= Security and Privacy in Your Car Study Act =

The Security and Privacy in Your Car Study Act of 2017, short title "SPY Car Study Act of 2017", is a bill introduced in the House of Representatives by Reps. Joe Wilson (R–SC) and Ted Lieu (D–CA) in January 2017 and referred to the House Committee on Energy and Commerce. It built upon a previous bill introduced in the House in 2015. In 2015, another bill was introduced in the Senate directing the National Highway Traffic Safety Administration to create standards for automakers regarding cybersecurity.
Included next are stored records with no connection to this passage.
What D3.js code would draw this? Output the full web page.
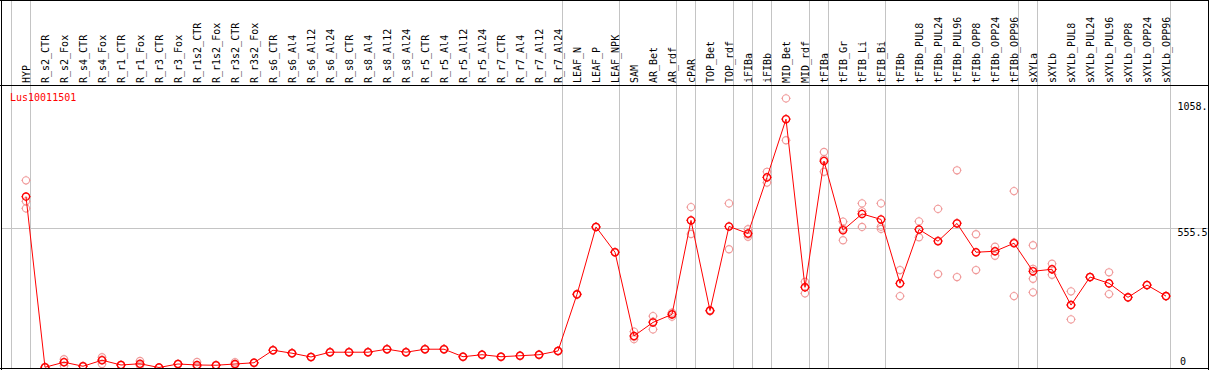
<!DOCTYPE html>
<html>
<head>
<meta charset="utf-8">
<script src="https://cdn.jsdelivr.net/npm/d3@7"></script>
<style>
  html, body { margin: 0; padding: 0; background: #fff; }
  svg { display: block; }
  text { font-family: "DejaVu Sans Mono", "Liberation Mono", monospace; font-size: 10px; }
</style>
</head>
<body>
<svg id="chart"></svg>
<script>
// sample columns
const samples = [
  "HYP", "R_s2_CTR", "R_s2_Fox", "R_s4_CTR", "R_s4_Fox", "R_r1_CTR", "R_r1_Fox",
  "R_r3_CTR", "R_r3_Fox", "R_r1s2_CTR", "R_r1s2_Fox", "R_r3s2_CTR", "R_r3s2_Fox",
  "R_s6_CTR", "R_s6_Al4", "R_s6_Al12", "R_s6_Al24", "R_s8_CTR", "R_s8_Al4",
  "R_s8_Al12", "R_s8_Al24", "R_r5_CTR", "R_r5_Al4", "R_r5_Al12", "R_r5_Al24",
  "R_r7_CTR", "R_r7_Al4", "R_r7_Al12", "R_r7_Al24", "LEAF_N", "LEAF_P", "LEAF_NPK",
  "SAM", "AR_Bet", "AR_rdf", "cPAR", "TOP_Bet", "TOP_rdf", "iFIBa", "iFIBb",
  "MID_Bet", "MID_rdf", "tFIBa", "tFIB_Gr", "tFIB_Li", "tFIB_Bi", "tFIBb",
  "tFIBb_PUL8", "tFIBb_PUL24", "tFIBb_PUL96", "tFIBb_OPP8", "tFIBb_OPP24", "tFIBb_OPP96",
  "sXYLa", "sXYLb", "sXYLb_PUL8", "sXYLb_PUL24", "sXYLb_PUL96", "sXYLb_OPP8",
  "sXYLb_OPP24", "sXYLb_OPP96"
];

// mean expression per column
const means = [
  682, 1, 21, 5, 29, 10, 15, 0, 14, 10, 9, 14, 19,
  69, 57, 42, 61, 61, 61, 73, 61, 73, 73, 43, 51, 43, 47, 51, 66,
  292, 561, 460, 126, 180, 212, 587, 227, 563, 535, 759, 991, 320,
  824, 548, 613, 591, 336, 551, 504, 575, 460, 464, 496,
  384, 392, 249, 361, 336, 280, 329, 285
];

// replicate values per column
const replicates = [
  [747, 663, 635], [0, 2, 1], [33, 22, 7], [4, 6, 5], [41, 31, 14], [9, 11, 10],
  [26, 12, 8], [0, 0, 0], [15, 14, 13], [22, 5, 4], [10, 9, 8], [21, 12, 10], [20, 19, 18],
  [70, 69, 68], [58, 57, 56], [43, 42, 41], [62, 61, 60], [62, 61, 60], [62, 61, 60],
  [74, 73, 72], [62, 61, 60], [74, 73, 72], [74, 73, 72], [44, 43, 42], [52, 51, 50],
  [44, 43, 42], [48, 47, 46], [52, 51, 50], [67, 66, 65],
  [294, 292, 290], [562, 561, 560], [461, 460, 459], [143, 122, 113], [205, 183, 152],
  [219, 214, 203], [640, 588, 533], [229, 227, 225], [655, 562, 472], [552, 531, 522],
  [781, 758, 738], [1074, 992, 907], [342, 322, 296], [860, 831, 781], [582, 554, 508],
  [655, 623, 561], [655, 562, 553], [389, 334, 285], [583, 550, 520], [633, 506, 373],
  [787, 577, 361], [532, 459, 389], [482, 464, 446], [704, 499, 285],
  [488, 394, 354, 300], [414, 392, 370], [304, 251, 192], [362, 361, 360],
  [380, 335, 293], [281, 280, 279], [330, 329, 328], [286, 285, 284]
];

// last column of each sample group (a separator line follows it)
const groupEnds = [
  "HYP", "R_r7_Al24", "LEAF_NPK", "AR_rdf", "cPAR", "TOP_rdf", "iFIBa", "iFIBb",
  "MID_rdf", "tFIBa", "tFIB_Bi", "tFIBb_OPP96", "sXYLa", "sXYLb_OPP96"
];

const yTicks = [0, 555.5, 1058];
const yTickLabels = ["0", "555.5", "1058."];
const geneName = "Lus10011501";

const W = 1209, H = 370;
const headerBottom = 85.5;

const svg = d3.select("#chart").attr("width", W).attr("height", H);

const x = d3.scalePoint().domain(samples).range([26, 1166]);
const step = x.step();
const y = d3.scaleLinear().domain([0, 1058]).range([367.5, 102.4]);

// clip everything to the frame
svg.append("clipPath").attr("id", "frame")
  .append("rect").attr("x", 1).attr("y", 0).attr("width", 1207).attr("height", 369);

const g = svg.append("g").attr("clip-path", "url(#frame)");

// group separators (plus one before the first column)
const sepX = [x(samples[0]) - step + 4.5].concat(groupEnds.map(s => Math.round(x(s)) + 4.5));
g.selectAll("line.sep")
  .data(sepX)
  .enter().append("line")
  .attr("class", "sep")
  .attr("x1", d => d).attr("x2", d => d)
  .attr("y1", 0).attr("y2", H)
  .attr("stroke", "#c4c4c4").attr("stroke-width", 1);

// horizontal mid gridline
g.append("line")
  .attr("x1", 0).attr("x2", W)
  .attr("y1", Math.floor(y(555.5)) + 0.5).attr("y2", Math.floor(y(555.5)) + 0.5)
  .attr("stroke", "#c4c4c4").attr("stroke-width", 1);

// column labels
g.selectAll("text.col")
  .data(samples)
  .enter().append("text")
  .attr("class", "col")
  .attr("transform", d => "translate(" + (x(d) + 4) + "," + 83 + ") rotate(-90)")
  .attr("fill", "#000")
  .text(d => d);

// right-hand value labels
g.selectAll("text.tick")
  .data(yTicks)
  .enter().append("text")
  .attr("class", "tick")
  .attr("x", (d, i) => i === 0 ? 1180 : 1177.5)
  .attr("y", d => Math.min(y(d) + 8, 365))
  .attr("fill", "#000")
  .text((d, i) => yTickLabels[i]);

g.append("text")
  .attr("x", 10).attr("y", 101)
  .attr("fill", "#ff0000")
  .text(geneName);

// marker: ring with tiny ticks
function marker(r) {
  const t = r + 1;
  return "M" + (-r) + ",0A" + r + "," + r + " 0 1,0 " + r + ",0A" + r + "," + r + " 0 1,0 " + (-r) + ",0" +
    "M0," + (-r) + "V" + (-t) + "M0," + r + "V" + t +
    "M" + (-r) + ",0H" + (-t) + "M" + r + ",0H" + t;
}

const repPoints = [];
samples.forEach((s, i) => replicates[i].forEach(v => repPoints.push({ s: s, v: v })));

g.selectAll("path.rep")
  .data(repPoints)
  .enter().append("path")
  .attr("class", "rep")
  .attr("transform", d => "translate(" + x(d.s) + "," + y(d.v) + ")")
  .attr("d", marker(3.6))
  .attr("fill", "none")
  .attr("stroke", "#f09a9a")
  .attr("stroke-width", 1.1);

const line = d3.line()
  .x((d, i) => x(samples[i]))
  .y(d => y(d));

g.append("path")
  .datum(means)
  .attr("d", line)
  .attr("fill", "none")
  .attr("stroke", "#ff0000")
  .attr("stroke-width", 1);

g.selectAll("path.mean")
  .data(means)
  .enter().append("path")
  .attr("class", "mean")
  .attr("transform", (d, i) => "translate(" + x(samples[i]) + "," + y(d) + ")")
  .attr("d", marker(3.6))
  .attr("fill", "none")
  .attr("stroke", "#ff0000")
  .attr("stroke-width", 1.3);

// frame
svg.append("line").attr("x1", 0).attr("x2", W).attr("y1", 0.5).attr("y2", 0.5).attr("stroke", "#000");
svg.append("line").attr("x1", 1.5).attr("x2", 1.5).attr("y1", 0).attr("y2", H).attr("stroke", "#000");
svg.append("line").attr("x1", 1208.5).attr("x2", 1208.5).attr("y1", 0).attr("y2", H).attr("stroke", "#000");
svg.append("line").attr("x1", 0).attr("x2", W).attr("y1", 368.5).attr("y2", 368.5).attr("stroke", "#000");
svg.append("line").attr("x1", 0).attr("x2", W).attr("y1", headerBottom).attr("y2", headerBottom).attr("stroke", "#000");
</script>
</body>
</html>
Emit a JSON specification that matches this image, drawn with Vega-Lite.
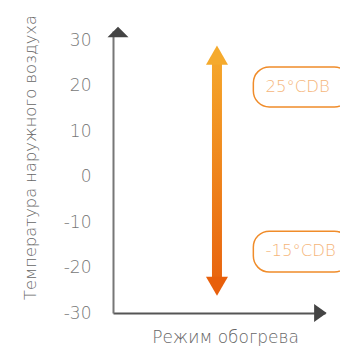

The SPY Car Study Act of 2017 does not introduce any new regulations, but mandates a study done by the NHTSA into the safety of cars against technological threats.

== Provisions ==
This bill requires the NHTSA to conduct a study to determine and recommend standards for the regulation of the cybersecurity of motor vehicles manufactured or imported for sale in the United States. The study shall identify:

- Isolation measures that are necessary to separate critical software systems that can affect the driver's control of the movement of the vehicle from other software systems;
- Measures that are necessary to detect and prevent or minimize anomalous codes, in vehicle software systems, associated with malicious behavior;
- Techniques that are necessary to detect and prevent, discourage, or mitigate intrusions into vehicle software systems and other cybersecurity risks in motor vehicles;
- Best practices to secure driving data about a vehicle's status or about the owner, lessee, driver, or passenger of a vehicle that is collected by the electronic systems of motor vehicles;
- A timeline for implementing systems and software that reflect such measures, techniques, and best practices.